E assim se passou a primeira edição da Eurovisão em Portugal, onde regressámos ao nosso lugar habitual nestas lides - o daqueles para quem o que importa é participar. Pelo caminho ficaram várias cantigas semi-decentes nas semi-finais, das quais destaco a participação da Letónia (representada por uma catraia chamada Silvia Rizotto, tão gira que não merece um nome tão gastronómico) e a da Roménia, que decidiu que recriar o videoclipe de “Total Eclipse Of The Heart” de Bonnie Tyler era a melhor maneira de garantir a passagem à grande final. Com muita pena minha, nem uma nem outra teve grande sorte, e em vez disso deram-nos os barbudos da Dinamarca colegas do Jon Snow. Enfim…
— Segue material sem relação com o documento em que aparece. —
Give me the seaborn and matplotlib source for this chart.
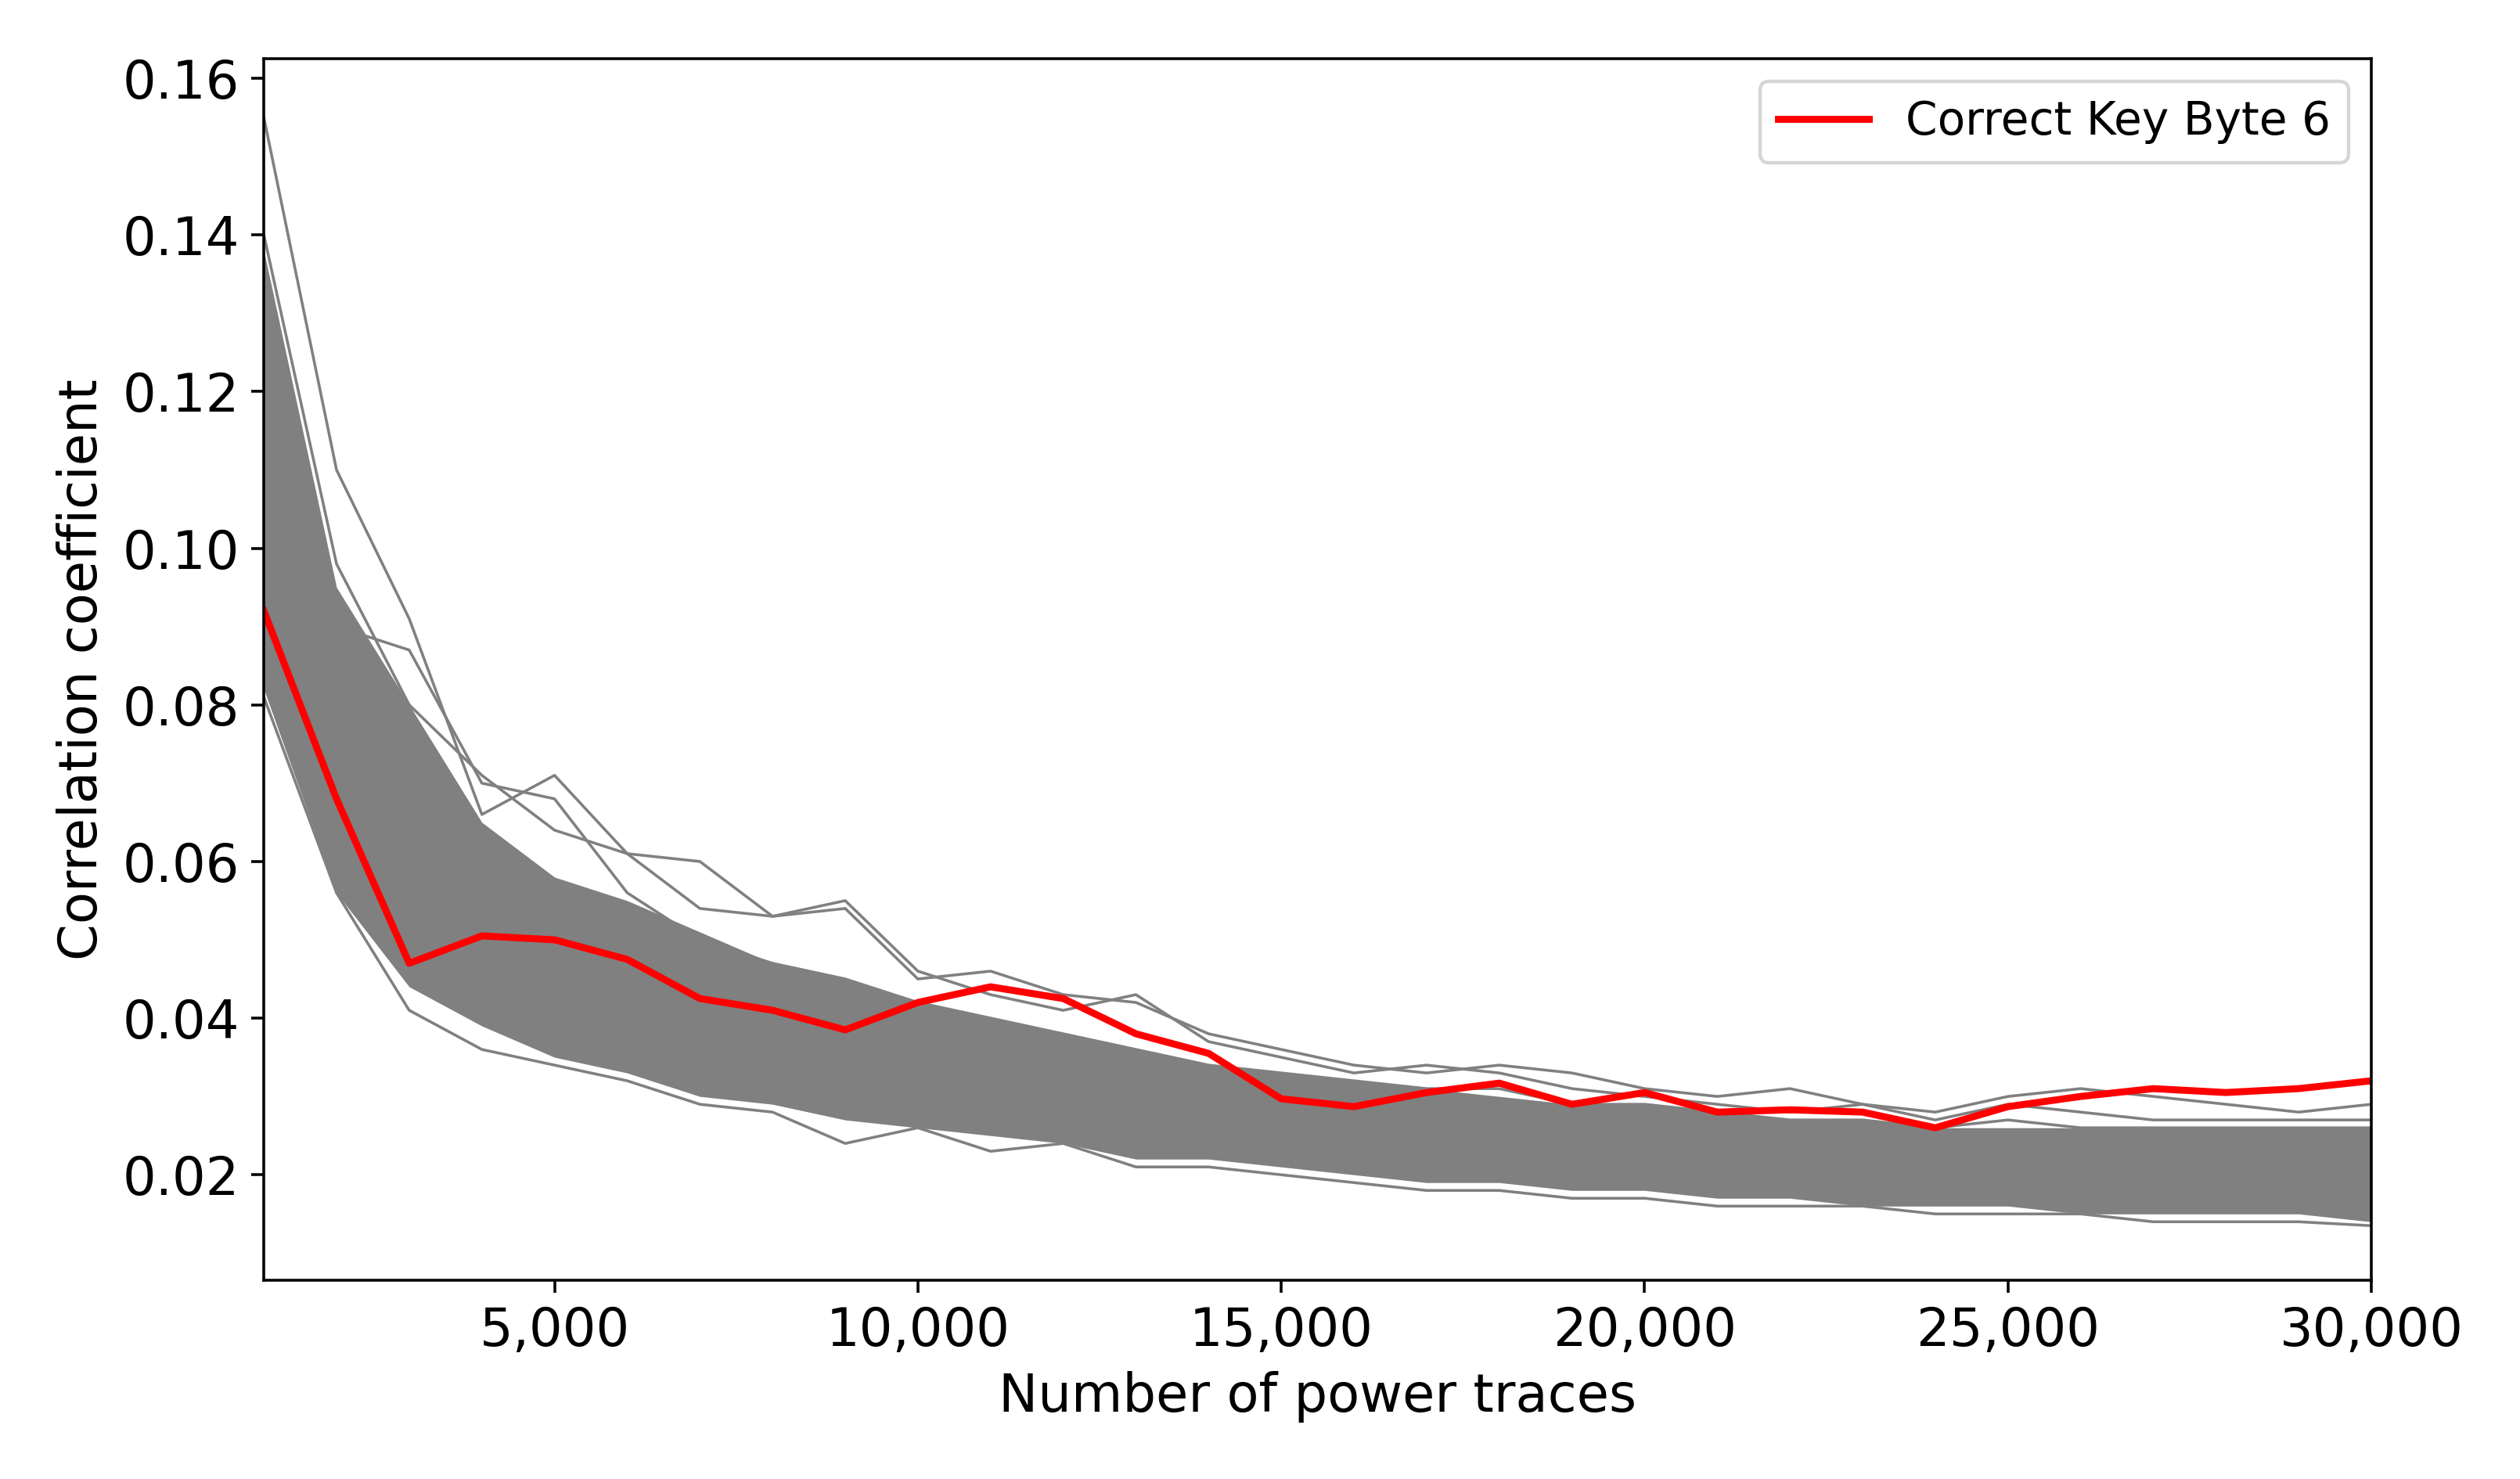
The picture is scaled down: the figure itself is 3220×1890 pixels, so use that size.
import matplotlib
matplotlib.use("Agg")
import matplotlib.pyplot as plt
import matplotlib.ticker as mticker
import numpy as np
import pandas as pd
import seaborn as sns

traces = list(range(1000, 31000, 1000))

correct_key = [0.092, 0.068, 0.047, 0.0505, 0.050, 0.0475, 0.0425, 0.041, 0.0385, 0.042,
               0.044, 0.0425, 0.038, 0.0355, 0.0297, 0.0287, 0.0305, 0.0317, 0.029, 0.0305,
               0.028, 0.0283, 0.028, 0.026, 0.0287, 0.030, 0.031, 0.0305, 0.031, 0.032]

# dense band of wrong key guesses (read as envelope of the core)
core_upper = [0.138, 0.095, 0.080, 0.065, 0.058, 0.055, 0.051, 0.047, 0.045, 0.042,
              0.040, 0.038, 0.036, 0.034, 0.033, 0.032, 0.031, 0.030, 0.029, 0.029,
              0.028, 0.027, 0.027, 0.026, 0.026, 0.026, 0.026, 0.026, 0.026, 0.026]
core_lower = [0.082, 0.056, 0.044, 0.039, 0.035, 0.033, 0.030, 0.029, 0.027, 0.026,
              0.025, 0.024, 0.022, 0.022, 0.021, 0.020, 0.019, 0.019, 0.018, 0.018,
              0.017, 0.017, 0.016, 0.016, 0.016, 0.015, 0.015, 0.015, 0.015, 0.014]

# individual outlying wrong-key traces
wrong_a = [0.155, 0.110, 0.091, 0.066, 0.071, 0.061, 0.060, 0.053, 0.054, 0.045,
           0.046, 0.043, 0.042, 0.038, 0.036, 0.034, 0.033, 0.034, 0.033, 0.031,
           0.030, 0.031, 0.029, 0.028, 0.030, 0.031, 0.030, 0.029, 0.028, 0.029]
wrong_b = [0.140, 0.098, 0.080, 0.071, 0.064, 0.061, 0.054, 0.053, 0.055, 0.046,
           0.043, 0.041, 0.043, 0.037, 0.035, 0.033, 0.034, 0.033, 0.031, 0.030,
           0.029, 0.028, 0.029, 0.027, 0.029, 0.028, 0.027, 0.027, 0.027, 0.027]
wrong_c = [0.081, 0.056, 0.041, 0.036, 0.034, 0.032, 0.029, 0.028, 0.024, 0.026,
           0.023, 0.024, 0.021, 0.021, 0.020, 0.019, 0.018, 0.018, 0.017, 0.017,
           0.016, 0.016, 0.016, 0.015, 0.015, 0.015, 0.014, 0.014, 0.014, 0.0135]
wrong_d = [0.120, 0.090, 0.087, 0.070, 0.068, 0.056, 0.050, 0.047, 0.045, 0.042,
           0.040, 0.038, 0.036, 0.034, 0.033, 0.032, 0.031, 0.031, 0.029, 0.029,
           0.028, 0.027, 0.027, 0.026, 0.027, 0.026, 0.026, 0.026, 0.026, 0.026]
wrong_e = [0.110, 0.075, 0.058, 0.052, 0.048, 0.043, 0.041, 0.037, 0.036, 0.034,
           0.033, 0.031, 0.030, 0.029, 0.028, 0.027, 0.026, 0.025, 0.024, 0.024,
           0.023, 0.023, 0.022, 0.022, 0.021, 0.021, 0.021, 0.020, 0.020, 0.020]
wrong_f = [0.095, 0.065, 0.050, 0.045, 0.040, 0.038, 0.035, 0.033, 0.031, 0.030,
           0.028, 0.027, 0.026, 0.025, 0.024, 0.023, 0.022, 0.022, 0.021, 0.021,
           0.020, 0.020, 0.019, 0.019, 0.019, 0.018, 0.018, 0.018, 0.018, 0.017]

plt.rcParams["font.size"] = 15
fig, ax = plt.subplots(figsize=(10, 5.87), dpi=322)

ax.fill_between(traces, core_lower, core_upper, color="grey", linewidth=0)
for w in [wrong_a, wrong_b, wrong_c, wrong_d, wrong_e, wrong_f]:
    sns.lineplot(x=traces, y=w, color="grey", linewidth=0.8, ax=ax)

df = pd.DataFrame({"traces": traces, "corr": correct_key})
sns.lineplot(data=df, x="traces", y="corr", color="red", linewidth=2,
             label="Correct Key Byte 6", ax=ax)

ax.set_xlim(1000, 30000)
ax.set_ylim(0.0065, 0.1625)
ax.set_xticks([5000, 10000, 15000, 20000, 25000, 30000])
ax.xaxis.set_major_formatter(mticker.FuncFormatter(lambda v, p: f"{int(v):,}"))
ax.yaxis.set_major_formatter(mticker.FormatStrFormatter("%.2f"))
ax.set_xlabel("Number of power traces")
ax.set_ylabel("Correlation coefficient")
ax.legend(loc="upper right", fontsize=13)
fig.tight_layout()
fig.savefig("out.png")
Aguardaremos então com expectativa os detalhes sobre o Festival Eurovisão da Canção de 2018, em cujos intérpretes terão provavelmente de envergar coletes à prova de balas e ter aulas de defesa pessoal. Pelo lado positivo quem decidir tentar outra brincadeira com a actuação do Reino Unido acabará espalhado/a pelo palco em vários pedacinhos muito pequeninos. Vocês não sei, mas eu mal posso esperar!
Beijos e abraços,
Ginete
P.S.- Assim que acabei de escrever este texto dei com este vídeo delicioso da Cláudia Pascoal a ser entrevistada pelo Rui Unas. Primeiro ri-me, depois fiquei com um bocadinho de pena. Mas que o Karma é uma cadela, ah isso é!